The proposal was introduced at a council meeting last week, prior to the death Thursday of County Executive Kevin Kamenetz.

Kach, who is running for re-election in a district spanning the northern part of the county, said the county can afford the tax credits, and should pass the legislation to stay competitive with others in the Baltimore area.

In 2017, state lawmakers passed a bill to allow local governments to offer the credits, and jurisdictions including Baltimore City and Anne Arundel County have done so.

“We have an excellent police force [and] fire department,” Kach said. “Our volunteers do a tremendous service for our communities. …I don’t want to see Baltimore County fall behind and not be competitive with our neighbors in continuing to attract the best first responders.”

Kach also pointed to problems the county has had retaining correctional officers. The county detention center has been racking up overtime and training costs due to job vacancies.

The county auditor’s office has not released an estimate of how much Kach’s proposal would cost, but several Democrats on the council have already expressed concern about the potential price tag.

“My initial concerns are, how do we afford these things in a year where our budget is very tight?” said Councilman Tom Quirk, a Catonsville Democrat. “It’s something we’ll have to look at and discuss. … We haven’t seen the final numbers from the auditor’s office, but I think the price tag will be fairly significant.”

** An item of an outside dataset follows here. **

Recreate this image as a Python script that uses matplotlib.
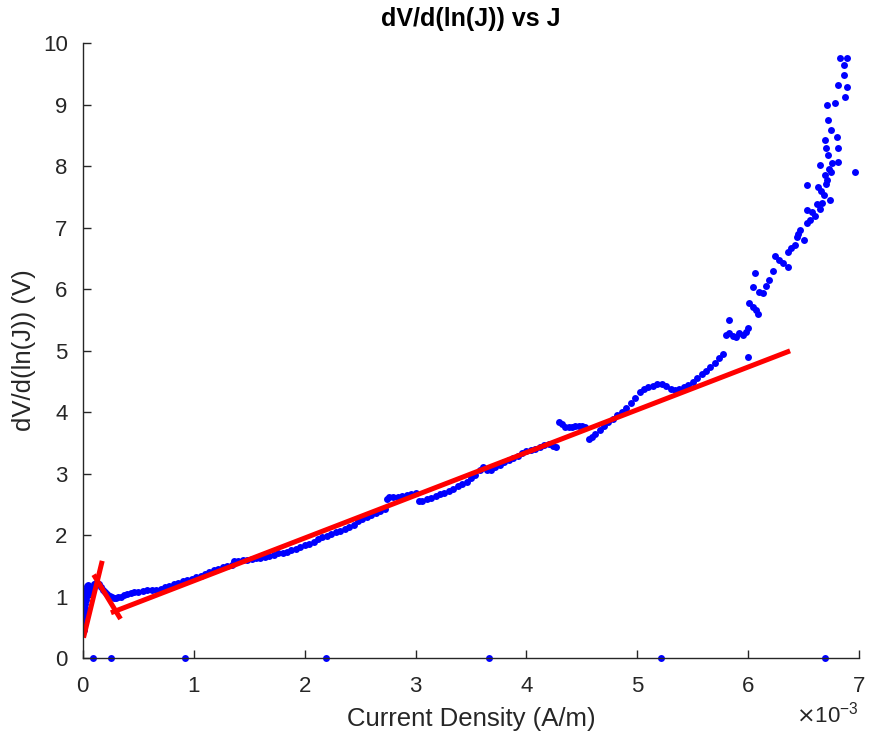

Council Chairman Julian Jones, a Woodstock Democrat, said he also needs to see estimates on the budget impact before taking a position on the bill.

“In general, I’m very supportive of the public safety community,” said Jones, a retired Anne Arundel County firefighter. But Jones said he believes that when one group receives a tax break, it ends up “disproportionately taxing everybody else.”

Councilwoman Vicki Almond, a Reisterstown Democrat who is running for county executive, said she does not support the bill in its current form, calling it “a little bit broad.”

Republican Councilman David Marks of Perry Hall said he supports the bill, and hopes the council can come to a “strong bipartisan consensus” on the proposal. He said he believes it’s a good thing for police officers to live in local neighborhoods, and thinks the bill would encourage that.

“Many of our police officers live in Carroll and Harford counties and Pennsylvania,” Marks said. “I do think when a police officer is a resident of the neighborhood, it improves public safety.”

John Ripley, president of the Baltimore County Federation of Public Employees, called the proposed tax credits “well deserved.” The union’s members include correctional officers.

“Of course we should want our local public safety employees shopping at our grocery stores, worshiping in local churches, going to the local movies, and volunteering in our community recreation programs,” Ripley said in a statement. “Having public safety employees live in the jurisdiction that [they] serve, can only make Baltimore County a safer place.”